### WHAT THIS TASK INVOLVES
Restate the whole listing word for word. Pictures are left out.
══════════════════════════════
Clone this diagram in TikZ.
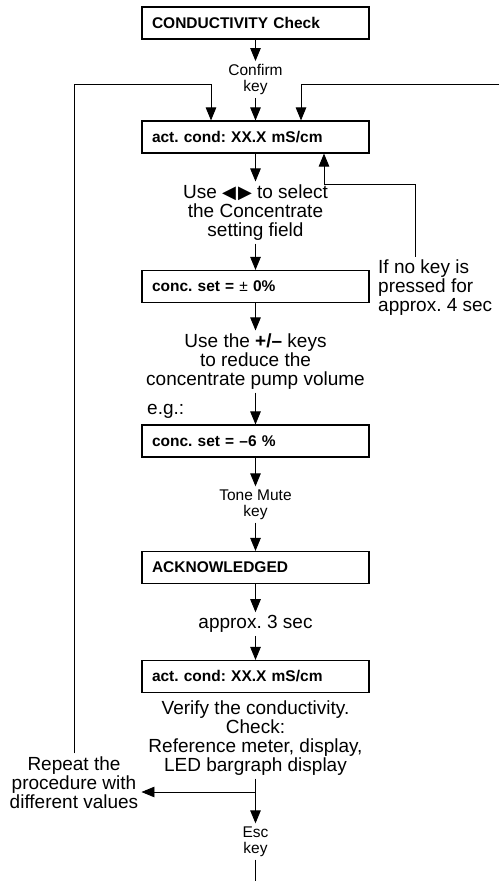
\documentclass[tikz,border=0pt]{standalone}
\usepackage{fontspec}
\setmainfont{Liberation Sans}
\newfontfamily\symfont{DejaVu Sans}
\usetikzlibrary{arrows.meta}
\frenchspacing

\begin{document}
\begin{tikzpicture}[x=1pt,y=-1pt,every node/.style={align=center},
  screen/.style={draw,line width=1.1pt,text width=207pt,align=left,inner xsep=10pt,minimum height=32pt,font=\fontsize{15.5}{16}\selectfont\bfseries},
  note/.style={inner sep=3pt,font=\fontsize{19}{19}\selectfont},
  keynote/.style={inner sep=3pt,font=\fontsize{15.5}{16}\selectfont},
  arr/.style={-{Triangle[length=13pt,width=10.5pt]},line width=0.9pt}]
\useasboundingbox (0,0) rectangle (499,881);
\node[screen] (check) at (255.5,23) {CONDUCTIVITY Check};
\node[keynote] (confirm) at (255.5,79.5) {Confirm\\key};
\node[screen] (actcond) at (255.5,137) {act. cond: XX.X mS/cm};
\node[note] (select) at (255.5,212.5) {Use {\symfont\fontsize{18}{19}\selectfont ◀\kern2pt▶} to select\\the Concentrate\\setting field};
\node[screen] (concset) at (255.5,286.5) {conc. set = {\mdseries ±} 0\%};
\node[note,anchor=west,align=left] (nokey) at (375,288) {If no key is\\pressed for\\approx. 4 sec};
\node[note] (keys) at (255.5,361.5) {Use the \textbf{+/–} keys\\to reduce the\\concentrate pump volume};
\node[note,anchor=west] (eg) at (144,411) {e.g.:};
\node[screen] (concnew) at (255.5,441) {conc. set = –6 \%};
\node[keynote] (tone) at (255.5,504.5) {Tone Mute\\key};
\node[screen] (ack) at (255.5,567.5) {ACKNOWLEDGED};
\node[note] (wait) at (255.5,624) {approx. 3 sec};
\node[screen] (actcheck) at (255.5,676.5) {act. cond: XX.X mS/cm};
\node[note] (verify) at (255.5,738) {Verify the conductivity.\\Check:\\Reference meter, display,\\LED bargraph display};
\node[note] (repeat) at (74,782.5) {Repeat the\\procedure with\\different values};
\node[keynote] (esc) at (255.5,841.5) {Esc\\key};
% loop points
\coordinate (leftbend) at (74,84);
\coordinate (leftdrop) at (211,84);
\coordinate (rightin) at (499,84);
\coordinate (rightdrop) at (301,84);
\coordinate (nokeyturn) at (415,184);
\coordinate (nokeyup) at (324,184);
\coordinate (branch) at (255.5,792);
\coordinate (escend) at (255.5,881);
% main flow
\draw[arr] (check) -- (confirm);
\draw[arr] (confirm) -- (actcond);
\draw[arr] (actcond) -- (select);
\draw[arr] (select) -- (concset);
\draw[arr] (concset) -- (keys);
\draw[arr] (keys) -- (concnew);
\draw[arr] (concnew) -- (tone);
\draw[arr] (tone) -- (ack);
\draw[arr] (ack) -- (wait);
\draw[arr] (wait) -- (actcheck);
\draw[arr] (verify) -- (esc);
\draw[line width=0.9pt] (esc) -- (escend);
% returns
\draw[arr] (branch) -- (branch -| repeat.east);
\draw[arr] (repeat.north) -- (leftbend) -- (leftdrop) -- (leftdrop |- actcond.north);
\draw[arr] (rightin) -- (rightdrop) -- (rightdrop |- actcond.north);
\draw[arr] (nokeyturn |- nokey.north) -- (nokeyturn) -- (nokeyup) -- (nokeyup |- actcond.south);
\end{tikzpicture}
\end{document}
══════════════════════════════
### COMPLETE OUTPUT
Clone this diagram in TikZ.
\documentclass[tikz,border=0pt]{standalone}
\usepackage{fontspec}
\setmainfont{Liberation Sans}
\newfontfamily\symfont{DejaVu Sans}
\usetikzlibrary{arrows.meta}
\frenchspacing

\begin{document}
\begin{tikzpicture}[x=1pt,y=-1pt,every node/.style={align=center},
  screen/.style={draw,line width=1.1pt,text width=207pt,align=left,inner xsep=10pt,minimum height=32pt,font=\fontsize{15.5}{16}\selectfont\bfseries},
  note/.style={inner sep=3pt,font=\fontsize{19}{19}\selectfont},
  keynote/.style={inner sep=3pt,font=\fontsize{15.5}{16}\selectfont},
  arr/.style={-{Triangle[length=13pt,width=10.5pt]},line width=0.9pt}]
\useasboundingbox (0,0) rectangle (499,881);
\node[screen] (check) at (255.5,23) {CONDUCTIVITY Check};
\node[keynote] (confirm) at (255.5,79.5) {Confirm\\key};
\node[screen] (actcond) at (255.5,137) {act. cond: XX.X mS/cm};
\node[note] (select) at (255.5,212.5) {Use {\symfont\fontsize{18}{19}\selectfont ◀\kern2pt▶} to select\\the Concentrate\\setting field};
\node[screen] (concset) at (255.5,286.5) {conc. set = {\mdseries ±} 0\%};
\node[note,anchor=west,align=left] (nokey) at (375,288) {If no key is\\pressed for\\approx. 4 sec};
\node[note] (keys) at (255.5,361.5) {Use the \textbf{+/–} keys\\to reduce the\\concentrate pump volume};
\node[note,anchor=west] (eg) at (144,411) {e.g.:};
\node[screen] (concnew) at (255.5,441) {conc. set = –6 \%};
\node[keynote] (tone) at (255.5,504.5) {Tone Mute\\key};
\node[screen] (ack) at (255.5,567.5) {ACKNOWLEDGED};
\node[note] (wait) at (255.5,624) {approx. 3 sec};
\node[screen] (actcheck) at (255.5,676.5) {act. cond: XX.X mS/cm};
\node[note] (verify) at (255.5,738) {Verify the conductivity.\\Check:\\Reference meter, display,\\LED bargraph display};
\node[note] (repeat) at (74,782.5) {Repeat the\\procedure with\\different values};
\node[keynote] (esc) at (255.5,841.5) {Esc\\key};
% loop points
\coordinate (leftbend) at (74,84);
\coordinate (leftdrop) at (211,84);
\coordinate (rightin) at (499,84);
\coordinate (rightdrop) at (301,84);
\coordinate (nokeyturn) at (415,184);
\coordinate (nokeyup) at (324,184);
\coordinate (branch) at (255.5,792);
\coordinate (escend) at (255.5,881);
% main flow
\draw[arr] (check) -- (confirm);
\draw[arr] (confirm) -- (actcond);
\draw[arr] (actcond) -- (select);
\draw[arr] (select) -- (concset);
\draw[arr] (concset) -- (keys);
\draw[arr] (keys) -- (concnew);
\draw[arr] (concnew) -- (tone);
\draw[arr] (tone) -- (ack);
\draw[arr] (ack) -- (wait);
\draw[arr] (wait) -- (actcheck);
\draw[arr] (verify) -- (esc);
\draw[line width=0.9pt] (esc) -- (escend);
% returns
\draw[arr] (branch) -- (branch -| repeat.east);
\draw[arr] (repeat.north) -- (leftbend) -- (leftdrop) -- (leftdrop |- actcond.north);
\draw[arr] (rightin) -- (rightdrop) -- (rightdrop |- actcond.north);
\draw[arr] (nokeyturn |- nokey.north) -- (nokeyturn) -- (nokeyup) -- (nokeyup |- actcond.south);
\end{tikzpicture}
\end{document}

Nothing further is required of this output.